Agnostics draw a perfectly reasonable conclusion by recognising that neither contrary position can be verified. However, this does not prevent people from drawing another reasonable conclusion from their own observations and experiences.

The universe, possibly a multiverse, is a dynamic system operating by comprehensible laws. While chance does play its part, the cosmos is not just an agglomeration of random events. Is there purpose in creation? Human beings know there is at least purpose in their own lives, therefore purpose can be shown to be a factor.

This leads some to posit a Prime Mover or Grand Designer, which is not to suggest some human-like being on a grander scale. Both phrases can be picked apart if they’re taken literally, but accepting the limitations of language to describe what may always lie beyond human comprehension, they can be used indicatively.

Deism adopts this provisional position, provisional because it cannot be absolute and desist make no such claim to infallibility. They may also prefer the Latin Deus to the Greek Theas, to differentiate themselves from previous considerations and speculations about the divine.
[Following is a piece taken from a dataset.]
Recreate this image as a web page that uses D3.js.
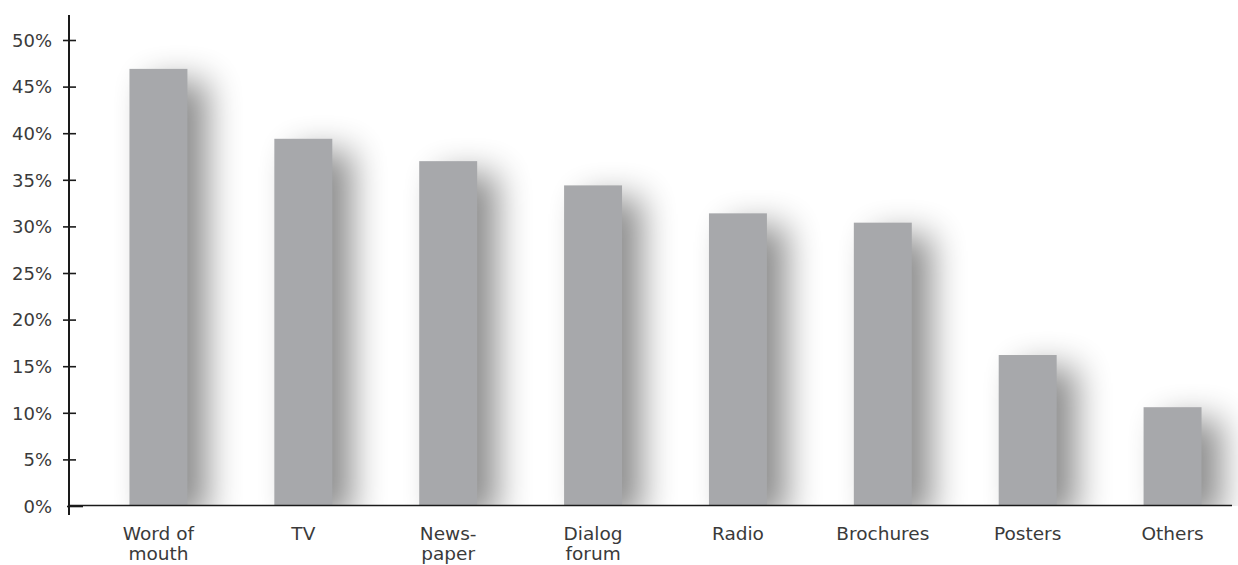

So, does God exist? For deists, Deus does.

 

What’s in the Word?

When the word is God, rather a lot. That the universe is of divine creation, that there is God, or Gods, are notions that humanity has nurtured since pre-history. The problem has been, and still affects the world’s religions, is that the concept of the divine has been limited to reflect society at any given moment.

Indeed, ideas about God often seem to lag behind social changes and should be obviously anachronistic to those who continue to espouse them, For example, the Christian Church still refers to God as King of creation: this suffers from the twin difficulties of being anthropomorphic and outdated.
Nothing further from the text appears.